- **OBJECTIVE**:
What number of lines hold the word "matplotlib"? State that number and nothing besides.

- **AVAILABLE DATA**:
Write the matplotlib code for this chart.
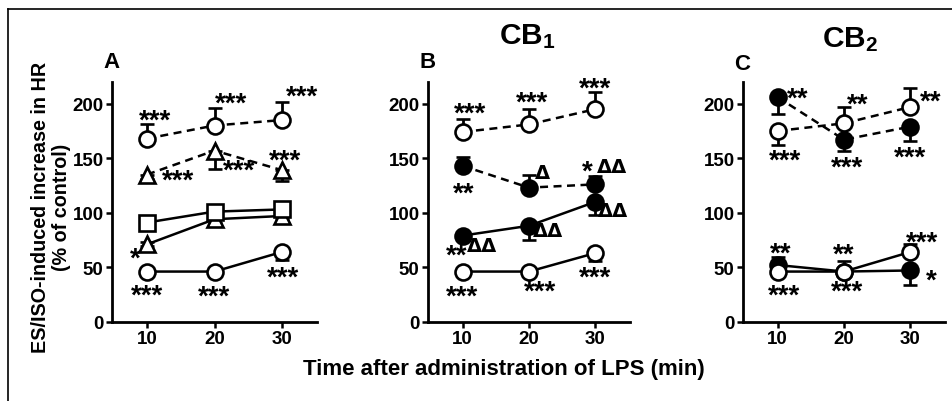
import matplotlib
matplotlib.use("Agg")
import matplotlib.pyplot as plt
from matplotlib.lines import Line2D

plt.rcParams['font.family'] = ['Liberation Sans', 'DejaVu Sans']
plt.rcParams['font.weight'] = 'bold'
plt.rcParams['mathtext.fontset'] = 'custom'
plt.rcParams['mathtext.rm'] = 'Liberation Sans:bold'
plt.rcParams['mathtext.bf'] = 'Liberation Sans:bold'

times = [10, 20, 30]

# panel A
a_circ_dash = [168, 180, 185]
a_circ_dash_up = [13, 16, 17]
a_tri_dash = [135, 157, 139]
a_tri_dash_dn = [4, 17, 10]
a_sq = [91, 101, 103]
a_sq_err = [3, 3, 4]
a_tri = [71, 94, 97]
a_tri_err = [2, 3, 3]
a_circ = [46, 46, 64]
a_circ_dn = [1, 1, 7]

# panel B (CB1)
b_open_dash = [174, 181, 195]
b_open_dash_up = [12, 14, 16]
b_fill_dash = [143, 123, 126]
b_fill_dash_up = [8, 12, 8]
b_fill = [79, 88, 110]
b_fill_dn = [2, 13, 12]
b_open = [46, 46, 63]
b_open_dn = [1, 1, 7]

# panel C (CB2)
c_open_dash = [175, 182, 197]
c_open_dash_dn = [13, 0, 0]
c_open_dash_up = [0, 15, 17]
c_fill_dash = [206, 167, 179]
c_fill_dash_dn = [15, 10, 13]
c_fill = [52, 46, 47]
c_fill_dn = [0, 0, 13]
c_fill_up = [7, 0, 0]
c_open = [46, 46, 64]
c_open_up = [0, 10, 7]

# significance marks (x, y, text)
a_marks = [(11.2, 189, '***'), (22.5, 204, '***'), (33.0, 211, '***'),
           (14.6, 134, '***'), (23.6, 143, '***'), (30.4, 152, '***'),
           (8.2, 62, '*'), (10.0, 28, '***'), (20.0, 27, '***'), (30.1, 45, '***')]
b_marks = [(11.1, 195, '***'), (20.4, 205, '***'), (30.0, 218, '***'),
           (10.2, 122, '**'), (28.7, 142, '*'),
           (9.1, 65, '**'), (9.85, 27, '***'), (21.7, 31.5, '***'), (30.0, 45, '***')]
b_deltas = [(22.1, 137, 'Δ'), (32.5, 142, 'ΔΔ'), (32.7, 102, 'ΔΔ'),
            (22.9, 84, 'ΔΔ'), (13.0, 70, 'ΔΔ')]
c_marks = [(13.1, 209, '**'), (11.2, 152, '***'), (22.1, 203, '**'),
           (20.4, 146, '***'), (33.1, 206, '**'), (30.0, 155, '***'),
           (10.4, 67, '**'), (10.9, 28, '***'), (19.9, 66, '**'),
           (20.4, 32, '***'), (31.8, 77, '***'), (33.1, 42, '*')]

W, H = 952, 402
fig = plt.figure(figsize=(W / 100, H / 100), dpi=100)


def px_axes(left, right):
    bottom = 322.7
    top = bottom - 220 * 1.09
    return fig.add_axes([left / W, 1 - bottom / H, (right - left) / W, (bottom - top) / H])


def series(ax, y, err, marker, fill, ls):
    ms = 11.5 if marker == 'o' else (11 if marker == 's' else 12)
    ax.errorbar(times, y, yerr=err, fmt=marker, ls=ls, color='black', lw=1.8,
                ms=ms, mfc=fill, mec='black', mew=1.9, capsize=5, capthick=2,
                elinewidth=2, dashes=(3.2, 2.2) if ls == '--' else (None, None))


def style(ax):
    ax.set_xlim(4.8, 35.2)
    ax.set_ylim(0, 220)
    ax.set_xticks(times)
    ax.set_yticks([0, 50, 100, 150, 200])
    for s in ['top', 'right']:
        ax.spines[s].set_visible(False)
    for s in ['left', 'bottom']:
        ax.spines[s].set_linewidth(2)
    ax.tick_params(width=1.8, length=4, labelsize=13.5, pad=2)
    for lab in ax.get_xticklabels() + ax.get_yticklabels():
        lab.set_fontweight('bold')


def marks(ax, items, fs=20):
    for x, y, s in items:
        ax.annotate(s, (x, y), xytext=(0, -0.42 * fs), textcoords='offset points',
                    ha='center', va='baseline', fontsize=fs, fontweight='bold')


def deltas(ax, items, fs=14):
    for x, y, s in items:
        ax.text(x, y, s, ha='center', va='center', fontsize=fs,
                family='DejaVu Sans', fontweight='bold')


axA = px_axes(112, 317)
series(axA, a_circ_dash, [[0, 0, 0], a_circ_dash_up], 'o', 'white', '--')
series(axA, a_tri_dash, [a_tri_dash_dn, [0, 0, 0]], '^', 'white', '--')
series(axA, a_tri, a_tri_err, '^', 'white', '-')
series(axA, a_sq, a_sq_err, 's', 'white', '-')
series(axA, a_circ, [a_circ_dn, [0, 0, 0]], 'o', 'white', '-')
style(axA)
marks(axA, a_marks)

axB = px_axes(428, 630)
series(axB, b_open_dash, [[0, 0, 0], b_open_dash_up], 'o', 'white', '--')
series(axB, b_fill_dash, [[0, 0, 0], b_fill_dash_up], 'o', 'black', '--')
series(axB, b_fill, [b_fill_dn, [0, 0, 0]], 'o', 'black', '-')
series(axB, b_open, [b_open_dn, [0, 0, 0]], 'o', 'white', '-')
style(axB)
marks(axB, b_marks)
deltas(axB, b_deltas)

axC = px_axes(743, 945)
series(axC, c_fill_dash, [c_fill_dash_dn, [0, 0, 0]], 'o', 'black', '--')
series(axC, c_open_dash, [c_open_dash_dn, c_open_dash_up], 'o', 'white', '--')
series(axC, c_fill, [c_fill_dn, c_fill_up], 'o', 'black', '-')
series(axC, c_open, [[0, 0, 0], c_open_up], 'o', 'white', '-')
style(axC)
marks(axC, c_marks)

# panel letters and titles
fig.text(112 / W, 1 - 63 / H, 'A', ha='center', va='center', fontsize=16, fontweight='bold')
fig.text(428 / W, 1 - 63 / H, 'B', ha='center', va='center', fontsize=16, fontweight='bold')
fig.text(742 / W, 1 - 65 / H, 'C', ha='center', va='center', fontsize=16, fontweight='bold')
fig.text(527 / W, 1 - 37 / H, r'$\mathbf{CB_1}$', ha='center', va='center', fontsize=21.5)
fig.text(850 / W, 1 - 40 / H, r'$\mathbf{CB_2}$', ha='center', va='center', fontsize=21.5)

fig.text(51 / W, 1 - 207 / H, 'ES/ISO-induced increase in HR\n(% of control)',
         rotation=90, ha='center', va='center', fontsize=14.2, fontweight='bold',
         linespacing=1.15)
fig.text(504 / W, 1 - 370 / H, 'Time after administration of LPS (min)',
         ha='center', va='center', fontsize=16, fontweight='bold')

# frame
fig.add_artist(Line2D([8 / W, 8 / W], [0, 1 - 10 / H], color='black', lw=1.2))
fig.add_artist(Line2D([8 / W, 1], [1 - 10 / H, 1 - 10 / H], color='black', lw=1.2))

fig.savefig('out.png', dpi=100)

- **FULL SOLUTION**:
5